The message he was sending was, You wouldn't be worth that to me no matter how wealthy I was.
I spent so many years feeling worthless and unlovable. I wondered where God was in my situation. Why did He not care enough about my suffering to come to my rescue?
But my rescue and deliverance were always in play. God knew the day and the time. He also knew what He had planned for me after the rescue. Had He simply intervened and "rescued" me sooner, there are many lessons I might not have learned. Lessons that involved time and a process. I would be far less equipped to help others; to be a compassionate friend and advocate for victims of abuse and domestic violence.
His goal for me is not comfort. The goal is growth. In order to reach my potential, He knows I must suffer. In order to overcome and triumph, I must be faced with adversity and sorrow. In order to feel compassion more deeply for others, I must know pain in my own life.
By no means do I advocate staying in an abusive marriage. I would never urge any woman to submit herself to abuse. Abusive men don't turn into healthy men by way of a woman's compliance and submission. Abusive men become more abusive and they will further exploit your efforts to please them the more you try to win their love. But even though I would have been justified in leaving sooner, I can't regret the journey because of what I gained.
I have lived long enough now to see how God operates in my life. He presents opportunities for me to grow that involve pain. Sometimes these opportunities catch me by surprise. And when caught off guard, I initially feel devastated, knocked off balance. I might spend a few days in the weeds emotionally. But then I remind myself of the opportunity to grow through my circumstances.
God doesn't allow adversity because He enjoys seeing me hurt. He allows it because He is teaching me how to trust Him and not limit Him. What looks impossible to me is not even a challenge for God. When it's time, He'll intervene. There has never been a situation in my life where God did not eventually turn the tables in a dramatic way. I've had many a long wait for deliverance and healing. But every time I've given up my need to understand and fix things through my own efforts, He's shown up in a way that surpassed my imagination.
It's easier to trust Him today than it has ever been at any other time in my life. And He keeps making it obvious to me that He loves to respond to my most passionate prayers.
I cry almost every time I thank God for His goodness to me. But I have to be in anguish to plead with God for His help. I don't know why that is. When I'm just dealing with the normal stresses of life, I would have to say my prayers are kind of flat and unemotional. I don't expect God to fix everything or answer all my prayers. I don't like giving Him a list of my needs. Again, I'm not sure why I'm that way -- but I am. I can vividly remember the pleading, passionate prayers of my life when my heart was in a million pieces and I was desperate for Him to help me cope in a supernatural way. That happened to me recently. And the very next day, I experienced His response. He must be pleased when we turn to Him in complete dependence -- and perhaps in desperation. That's when He alone can be our strength; in our weakness. When we stop trying to find that strength within ourselves.
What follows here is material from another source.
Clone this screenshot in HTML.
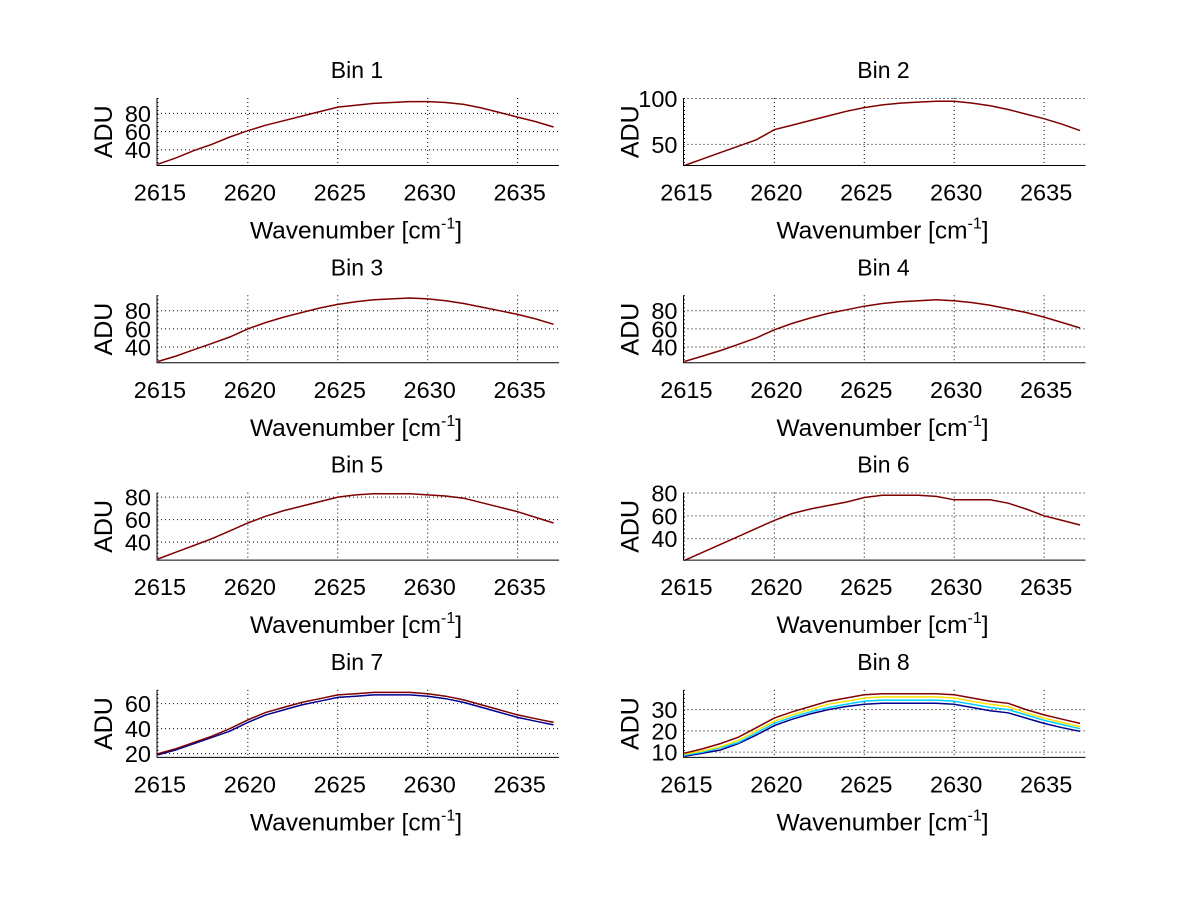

I could recite a long list of ways God has turned the tables in my life. One of my favorite examples rests on my left ring finger. But it's not about the rock. It's all about the man. God gave me a husband who loves, values, respects and protects me as if I am a precious jewel to him. That's what I longed for. That's really ALL I longed for.
And while one man was demeaning me, laughing about how I would never be worth a large diamond to him, God could see the man in my future who would feel just the opposite. For months after my engagement to John, every time I looked down at my ring, I would think, "I can't believe anyone loves me enough to WANT to give me a ring like this (even if he can)." That's what my ring still represents to me.
I honestly never longed for a large diamond ring. It wasn't important to me. I'm not a person who values status. I often feel self-conscious about my material blessings. But for the rest of my life, I will remember seeing my ring for the first time, my astonishment that he would want to buy it for me, and hearing John say, "It's the ring you deserve."
Second only to the cross, the most dramatic demonstration of God's love for me has been the blessing of my marriage to John. And no matter what I had ever been through, I could never have viewed him as a reward I deserved. But God is so merciful. I do believe that He delighted in demonstrating to me just how much He did care about my suffering and how He had seen my future waiting for me through all those years. He orchestrated that contrast to emphasize to me that He was never absent or uncaring when it came to my suffering. There was always a plan.
So I will trust Him as I face the challenges of today knowing He is accomplishing something in me through every experience. He will sustain me as I wait for His plan to unfold.
And while I wait, I will grow and change and get closer to my potential in Him.